[Goal of the exercise]
All of the records below must be output exactly, with no pictures carried over.

[Record extracts]
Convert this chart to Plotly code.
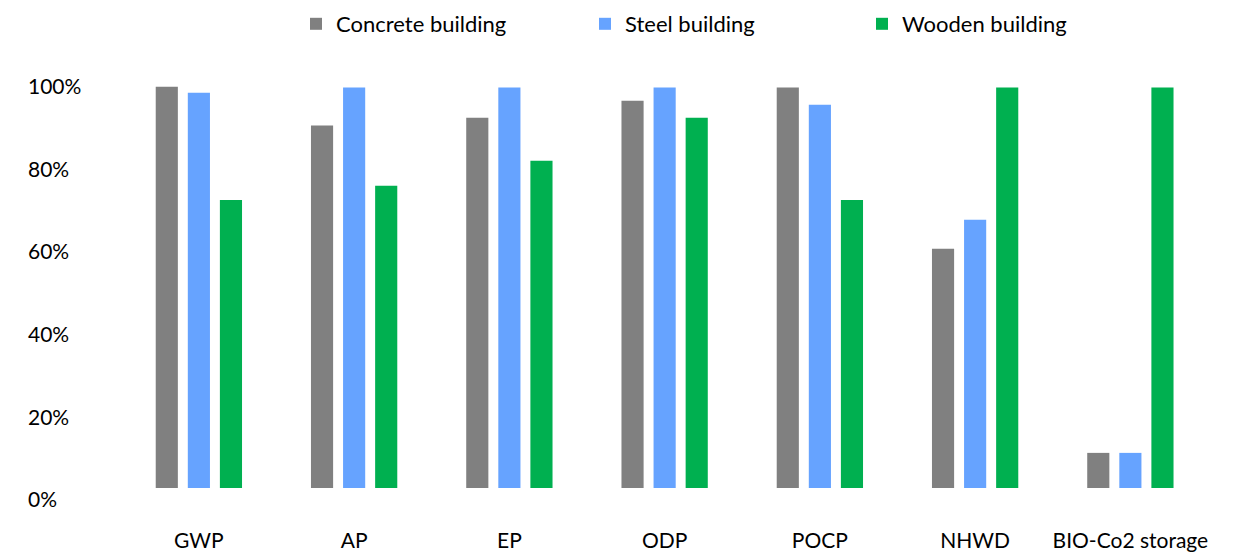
import plotly.graph_objects as go

categories = ["GWP", "AP", "EP", "ODP", "POCP", "NHWD", "BIO-Co2 storage"]
concrete = [1.00, 0.906, 0.925, 0.966, 0.998, 0.608, 0.114]
steel = [0.985, 0.998, 0.998, 0.998, 0.956, 0.678, 0.114]
wooden = [0.726, 0.760, 0.821, 0.925, 0.726, 0.998, 0.998]
series_names = ["Concrete building", "Steel building", "Wooden building"]
colors = ["#808080", "#66A3FF", "#00B050"]
y_ticks = [0, 0.2, 0.4, 0.6, 0.8, 1.0]
BASE = 0.029  # bars start slightly above the 0% label

FONT = "Lato, 'Noto Sans', sans-serif"
W, H = 1256, 554
L, R = 25, 48
legend_px = [296, 585, 862]
legend_keys = ["legend", "legend2", "legend3"]

fig = go.Figure()
for name, vals, col, lk in zip(series_names, [concrete, steel, wooden], colors, legend_keys):
    fig.add_trace(go.Bar(
        x=categories, y=[v - BASE for v in vals], base=BASE,
        name=name, marker=dict(color=col, line=dict(width=0)), legend=lk,
    ))

leg_common = dict(orientation="h", xanchor="left", yref="container", xref="container",
                  y=1 - 3 / H, yanchor="top",
                  font=dict(size=22, color="#000000"), bgcolor="rgba(0,0,0,0)")
fig.update_layout(
    width=W, height=H,
    margin=dict(l=L, r=R, t=66, b=54, autoexpand=False),
    paper_bgcolor="white", plot_bgcolor="white",
    barmode="group", bargap=0.38, bargroupgap=0.31,
    font=dict(family=FONT, size=21, color="#000000"),
    showlegend=True,
    legend=dict(x=legend_px[0] / W, **leg_common),
    legend2=dict(x=legend_px[1] / W, **leg_common),
    legend3=dict(x=legend_px[2] / W, **leg_common),
    xaxis=dict(range=[-1.12, 6.5], showgrid=False, showline=False, zeroline=False,
               ticks="", ticklabelstandoff=26, automargin=False,
               tickfont=dict(size=21, color="#000000")),
    yaxis=dict(range=[0, 1.05], tickvals=y_ticks, tickformat=".0%",
               showgrid=False, showline=False, zeroline=False, automargin=False,
               ticklabelposition="inside", ticklabeloverflow="allow",
               tickfont=dict(size=21, color="#000000")),
)

fig.write_html("out.html")
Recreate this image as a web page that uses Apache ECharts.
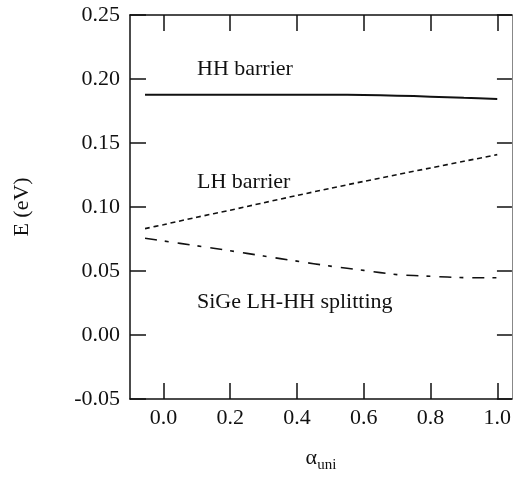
<!DOCTYPE html>
<html>
<head>
<meta charset="utf-8">
<script src="https://cdn.jsdelivr.net/npm/echarts@6/dist/echarts.min.js"></script>
<style>
  html, body { margin: 0; padding: 0; background: #fff; }
  #chart { width: 514px; height: 478px; }
</style>
</head>
<body>
<div id="chart"></div>
<script>
// Uniaxial strain parameter (x axis)
const alpha = [-0.055, 0.0, 0.1, 0.2, 0.3, 0.4, 0.5, 0.6, 0.7, 0.8, 0.9, 1.0];
// Heavy-hole barrier height (eV)
const hhBarrier = [0.1876, 0.1876, 0.1877, 0.1877, 0.1877, 0.1877, 0.1877, 0.1875, 0.1870, 0.1862, 0.1853, 0.1844];
// Light-hole barrier height (eV)
const lhBarrier = [0.0831, 0.0862, 0.0920, 0.0975, 0.1033, 0.1090, 0.1146, 0.1200, 0.1253, 0.1305, 0.1357, 0.1409];
// SiGe LH-HH splitting (eV)
const lhhhSplitting = [0.0756, 0.0735, 0.0697, 0.0658, 0.0617, 0.0577, 0.0538, 0.0505, 0.0472, 0.0459, 0.0448, 0.0447];

// Tick labels
const xTicks = [0.0, 0.2, 0.4, 0.6, 0.8, 1.0];
const curveNames = ['HH barrier', 'LH barrier', 'SiGe LH-HH splitting'];

const FONT = '"Liberation Serif", "Times New Roman", serif';
const INK = '#111';

const pairs = (ys) => alpha.map((a, i) => [a, ys[i]]);

const chart = echarts.init(document.getElementById('chart'), null, { renderer: 'canvas' });

const tickStyle = { show: true, inside: true, length: 16, lineStyle: { color: INK, width: 1.5 } };

chart.setOption({
  backgroundColor: '#fff',
  animation: false,
  grid: { left: 130, right: 1, top: 15, bottom: 77, containLabel: false },
  xAxis: [
    {
      type: 'value', position: 'bottom', min: -0.1, max: 1.044,
      axisLine: { show: true, onZero: false, lineStyle: { color: INK, width: 1.5 } },
      axisTick: Object.assign({ customValues: xTicks }, tickStyle),
      axisLabel: {
        customValues: xTicks, margin: 8, fontFamily: FONT, fontSize: 22, color: INK,
        formatter: (v) => v.toFixed(1)
      },
      splitLine: { show: false },
      name: '{a|α}{s|uni}', nameLocation: 'middle', nameGap: 48,
      nameTextStyle: {
        rich: {
          a: { fontFamily: FONT, fontSize: 22, color: INK, lineHeight: 26, verticalAlign: 'top' },
          s: { fontFamily: FONT, fontSize: 15, color: INK, lineHeight: 26, verticalAlign: 'bottom' }
        }
      }
    },
    {
      type: 'value', position: 'top', min: -0.1, max: 1.044,
      axisLine: { show: true, onZero: false, lineStyle: { color: INK, width: 1.5 } },
      axisTick: Object.assign({ customValues: xTicks }, tickStyle),
      axisLabel: { show: false },
      splitLine: { show: false }
    }
  ],
  yAxis: [
    {
      type: 'value', position: 'left', min: -0.05, max: 0.25, interval: 0.05,
      axisLine: { show: true, onZero: false, lineStyle: { color: INK, width: 1.5 } },
      axisTick: tickStyle,
      axisLabel: {
        margin: 10, fontFamily: FONT, fontSize: 22, color: INK,
        formatter: (v) => v.toFixed(2)
      },
      splitLine: { show: false },
      name: 'E (eV)', nameLocation: 'middle', nameRotate: 90, nameGap: 97,
      nameTextStyle: { fontFamily: FONT, fontSize: 22, color: INK }
    },
    {
      type: 'value', position: 'right', min: -0.05, max: 0.25, interval: 0.05,
      axisLine: { show: true, onZero: false, lineStyle: { color: '#888', width: 1 } },
      axisTick: { show: true, inside: true, length: 15, lineStyle: { color: INK, width: 1.5 } },
      axisLabel: { show: false },
      splitLine: { show: false }
    }
  ],
  series: [
    {
      name: curveNames[0], type: 'line', data: pairs(hhBarrier), smooth: 0.3,
      showSymbol: false, lineStyle: { color: INK, width: 2, type: 'solid' }
    },
    {
      name: curveNames[1], type: 'line', data: pairs(lhBarrier), smooth: 0.3,
      showSymbol: false, lineStyle: { color: INK, width: 1.6, type: [5, 3.7] }
    },
    {
      name: curveNames[2], type: 'line', data: pairs(lhhhSplitting), smooth: 0.3,
      showSymbol: false, lineStyle: { color: INK, width: 1.6, type: [12, 8, 4, 9] }
    }
  ],
  graphic: [
    { type: 'text', x: 197, y: 69, style: { text: curveNames[0], font: '22px ' + FONT, fill: INK, verticalAlign: 'middle' } },
    { type: 'text', x: 197, y: 182, style: { text: curveNames[1], font: '22px ' + FONT, fill: INK, verticalAlign: 'middle' } },
    { type: 'text', x: 197, y: 302, style: { text: curveNames[2], font: '22px ' + FONT, fill: INK, verticalAlign: 'middle' } }
  ]
});
</script>
</body>
</html>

[Full response]
Convert this chart to Plotly code.
import plotly.graph_objects as go

categories = ["GWP", "AP", "EP", "ODP", "POCP", "NHWD", "BIO-Co2 storage"]
concrete = [1.00, 0.906, 0.925, 0.966, 0.998, 0.608, 0.114]
steel = [0.985, 0.998, 0.998, 0.998, 0.956, 0.678, 0.114]
wooden = [0.726, 0.760, 0.821, 0.925, 0.726, 0.998, 0.998]
series_names = ["Concrete building", "Steel building", "Wooden building"]
colors = ["#808080", "#66A3FF", "#00B050"]
y_ticks = [0, 0.2, 0.4, 0.6, 0.8, 1.0]
BASE = 0.029  # bars start slightly above the 0% label

FONT = "Lato, 'Noto Sans', sans-serif"
W, H = 1256, 554
L, R = 25, 48
legend_px = [296, 585, 862]
legend_keys = ["legend", "legend2", "legend3"]

fig = go.Figure()
for name, vals, col, lk in zip(series_names, [concrete, steel, wooden], colors, legend_keys):
    fig.add_trace(go.Bar(
        x=categories, y=[v - BASE for v in vals], base=BASE,
        name=name, marker=dict(color=col, line=dict(width=0)), legend=lk,
    ))

leg_common = dict(orientation="h", xanchor="left", yref="container", xref="container",
                  y=1 - 3 / H, yanchor="top",
                  font=dict(size=22, color="#000000"), bgcolor="rgba(0,0,0,0)")
fig.update_layout(
    width=W, height=H,
    margin=dict(l=L, r=R, t=66, b=54, autoexpand=False),
    paper_bgcolor="white", plot_bgcolor="white",
    barmode="group", bargap=0.38, bargroupgap=0.31,
    font=dict(family=FONT, size=21, color="#000000"),
    showlegend=True,
    legend=dict(x=legend_px[0] / W, **leg_common),
    legend2=dict(x=legend_px[1] / W, **leg_common),
    legend3=dict(x=legend_px[2] / W, **leg_common),
    xaxis=dict(range=[-1.12, 6.5], showgrid=False, showline=False, zeroline=False,
               ticks="", ticklabelstandoff=26, automargin=False,
               tickfont=dict(size=21, color="#000000")),
    yaxis=dict(range=[0, 1.05], tickvals=y_ticks, tickformat=".0%",
               showgrid=False, showline=False, zeroline=False, automargin=False,
               ticklabelposition="inside", ticklabeloverflow="allow",
               tickfont=dict(size=21, color="#000000")),
)

fig.write_html("out.html")
Recreate this image as a web page that uses Apache ECharts.
<!DOCTYPE html>
<html>
<head>
<meta charset="utf-8">
<script src="https://cdn.jsdelivr.net/npm/echarts@6/dist/echarts.min.js"></script>
<style>
  html, body { margin: 0; padding: 0; background: #fff; }
  #chart { width: 514px; height: 478px; }
</style>
</head>
<body>
<div id="chart"></div>
<script>
// Uniaxial strain parameter (x axis)
const alpha = [-0.055, 0.0, 0.1, 0.2, 0.3, 0.4, 0.5, 0.6, 0.7, 0.8, 0.9, 1.0];
// Heavy-hole barrier height (eV)
const hhBarrier = [0.1876, 0.1876, 0.1877, 0.1877, 0.1877, 0.1877, 0.1877, 0.1875, 0.1870, 0.1862, 0.1853, 0.1844];
// Light-hole barrier height (eV)
const lhBarrier = [0.0831, 0.0862, 0.0920, 0.0975, 0.1033, 0.1090, 0.1146, 0.1200, 0.1253, 0.1305, 0.1357, 0.1409];
// SiGe LH-HH splitting (eV)
const lhhhSplitting = [0.0756, 0.0735, 0.0697, 0.0658, 0.0617, 0.0577, 0.0538, 0.0505, 0.0472, 0.0459, 0.0448, 0.0447];

// Tick labels
const xTicks = [0.0, 0.2, 0.4, 0.6, 0.8, 1.0];
const curveNames = ['HH barrier', 'LH barrier', 'SiGe LH-HH splitting'];

const FONT = '"Liberation Serif", "Times New Roman", serif';
const INK = '#111';

const pairs = (ys) => alpha.map((a, i) => [a, ys[i]]);

const chart = echarts.init(document.getElementById('chart'), null, { renderer: 'canvas' });

const tickStyle = { show: true, inside: true, length: 16, lineStyle: { color: INK, width: 1.5 } };

chart.setOption({
  backgroundColor: '#fff',
  animation: false,
  grid: { left: 130, right: 1, top: 15, bottom: 77, containLabel: false },
  xAxis: [
    {
      type: 'value', position: 'bottom', min: -0.1, max: 1.044,
      axisLine: { show: true, onZero: false, lineStyle: { color: INK, width: 1.5 } },
      axisTick: Object.assign({ customValues: xTicks }, tickStyle),
      axisLabel: {
        customValues: xTicks, margin: 8, fontFamily: FONT, fontSize: 22, color: INK,
        formatter: (v) => v.toFixed(1)
      },
      splitLine: { show: false },
      name: '{a|α}{s|uni}', nameLocation: 'middle', nameGap: 48,
      nameTextStyle: {
        rich: {
          a: { fontFamily: FONT, fontSize: 22, color: INK, lineHeight: 26, verticalAlign: 'top' },
          s: { fontFamily: FONT, fontSize: 15, color: INK, lineHeight: 26, verticalAlign: 'bottom' }
        }
      }
    },
    {
      type: 'value', position: 'top', min: -0.1, max: 1.044,
      axisLine: { show: true, onZero: false, lineStyle: { color: INK, width: 1.5 } },
      axisTick: Object.assign({ customValues: xTicks }, tickStyle),
      axisLabel: { show: false },
      splitLine: { show: false }
    }
  ],
  yAxis: [
    {
      type: 'value', position: 'left', min: -0.05, max: 0.25, interval: 0.05,
      axisLine: { show: true, onZero: false, lineStyle: { color: INK, width: 1.5 } },
      axisTick: tickStyle,
      axisLabel: {
        margin: 10, fontFamily: FONT, fontSize: 22, color: INK,
        formatter: (v) => v.toFixed(2)
      },
      splitLine: { show: false },
      name: 'E (eV)', nameLocation: 'middle', nameRotate: 90, nameGap: 97,
      nameTextStyle: { fontFamily: FONT, fontSize: 22, color: INK }
    },
    {
      type: 'value', position: 'right', min: -0.05, max: 0.25, interval: 0.05,
      axisLine: { show: true, onZero: false, lineStyle: { color: '#888', width: 1 } },
      axisTick: { show: true, inside: true, length: 15, lineStyle: { color: INK, width: 1.5 } },
      axisLabel: { show: false },
      splitLine: { show: false }
    }
  ],
  series: [
    {
      name: curveNames[0], type: 'line', data: pairs(hhBarrier), smooth: 0.3,
      showSymbol: false, lineStyle: { color: INK, width: 2, type: 'solid' }
    },
    {
      name: curveNames[1], type: 'line', data: pairs(lhBarrier), smooth: 0.3,
      showSymbol: false, lineStyle: { color: INK, width: 1.6, type: [5, 3.7] }
    },
    {
      name: curveNames[2], type: 'line', data: pairs(lhhhSplitting), smooth: 0.3,
      showSymbol: false, lineStyle: { color: INK, width: 1.6, type: [12, 8, 4, 9] }
    }
  ],
  graphic: [
    { type: 'text', x: 197, y: 69, style: { text: curveNames[0], font: '22px ' + FONT, fill: INK, verticalAlign: 'middle' } },
    { type: 'text', x: 197, y: 182, style: { text: curveNames[1], font: '22px ' + FONT, fill: INK, verticalAlign: 'middle' } },
    { type: 'text', x: 197, y: 302, style: { text: curveNames[2], font: '22px ' + FONT, fill: INK, verticalAlign: 'middle' } }
  ]
});
</script>
</body>
</html>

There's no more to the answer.